The Village of Baxter Estates is at a crossroads.
Its landmarked namesake is in shambles and the mayor and the trustees say they are powerless to affect an outcome other than demolition.
Indeed, they seem to welcome demolition after many years of failing to protect the house.
There are two stories here, one is a tale of good intentions and a hope that an absentee owner will do the right thing despite a history of doing exactly the opposite.
The other story, in my view just as tragic, a municipal government that asks that its laws being complied with rather than demand it.
A government should not have to “persuade, cajole, convince” anyone to comply with the law.
As Teddy Roosevelt put it “no man is above the law and no man is below it: nor do we ask any man’s permission when we ask him to obey it.”
The law requires no more nor less, but that is in my view what the village has done for these long years.
Some have expressed sympathy for the owner because she bought the house not knowing it could be landmarked.
There is much disinformation regarding the landmarking process.
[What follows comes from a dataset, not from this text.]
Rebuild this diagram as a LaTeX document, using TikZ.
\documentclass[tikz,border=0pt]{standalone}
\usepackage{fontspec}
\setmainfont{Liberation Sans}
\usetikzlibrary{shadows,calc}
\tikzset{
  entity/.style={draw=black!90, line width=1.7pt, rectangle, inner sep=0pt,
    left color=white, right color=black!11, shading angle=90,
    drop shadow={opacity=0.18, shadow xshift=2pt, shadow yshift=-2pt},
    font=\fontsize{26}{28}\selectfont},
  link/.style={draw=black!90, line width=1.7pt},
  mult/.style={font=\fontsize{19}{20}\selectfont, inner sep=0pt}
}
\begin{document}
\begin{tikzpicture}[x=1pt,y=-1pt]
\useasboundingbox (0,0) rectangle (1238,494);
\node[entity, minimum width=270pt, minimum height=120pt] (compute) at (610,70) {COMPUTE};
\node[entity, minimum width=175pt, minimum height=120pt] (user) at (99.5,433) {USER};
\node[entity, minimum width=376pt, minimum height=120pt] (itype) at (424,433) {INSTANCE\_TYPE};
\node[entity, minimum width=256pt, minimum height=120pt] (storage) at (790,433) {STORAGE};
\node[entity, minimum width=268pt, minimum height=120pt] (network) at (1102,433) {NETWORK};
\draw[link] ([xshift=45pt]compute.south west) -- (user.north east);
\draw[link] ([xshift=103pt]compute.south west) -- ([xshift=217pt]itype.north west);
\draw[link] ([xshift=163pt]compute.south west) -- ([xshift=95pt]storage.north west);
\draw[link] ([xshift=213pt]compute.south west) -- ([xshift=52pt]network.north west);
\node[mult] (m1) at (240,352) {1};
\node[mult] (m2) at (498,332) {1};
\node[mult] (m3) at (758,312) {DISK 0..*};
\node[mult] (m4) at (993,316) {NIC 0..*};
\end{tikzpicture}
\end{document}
Many do not appear to recognize that the House was landmarked in 2005 after the owner was afforded extensive due process and that in landmarking the property, the village noted that the owner was aware that the house was over 300 years prior to the sale and that there was a historic preservation law on the books.
The village landmarked the Baxter House in 2005 and the owner never sought to challenge that determination.
Rather, from records obtained from the Village, it appears that the owner not only failed to maintain the home in violation of village laws, but also illegally turned the house — a single-family — into a multiple occupancy.
She was first cited for this in 2012 and the later in 2014.
In connection with the violations she received she has paid not a cent to the village in fines.
Each member of the Village Board took an oath to enforce the laws of the Village, but with regard to the Baxter House that enforcement has been entirely wanting.
Please join us for the Baxter Estates Landmark Commission meeting on Wednesday, March 1 at 7:30 p.m. at the Port Washington Public Library.
Come to speak for the house and speak for the rule of law.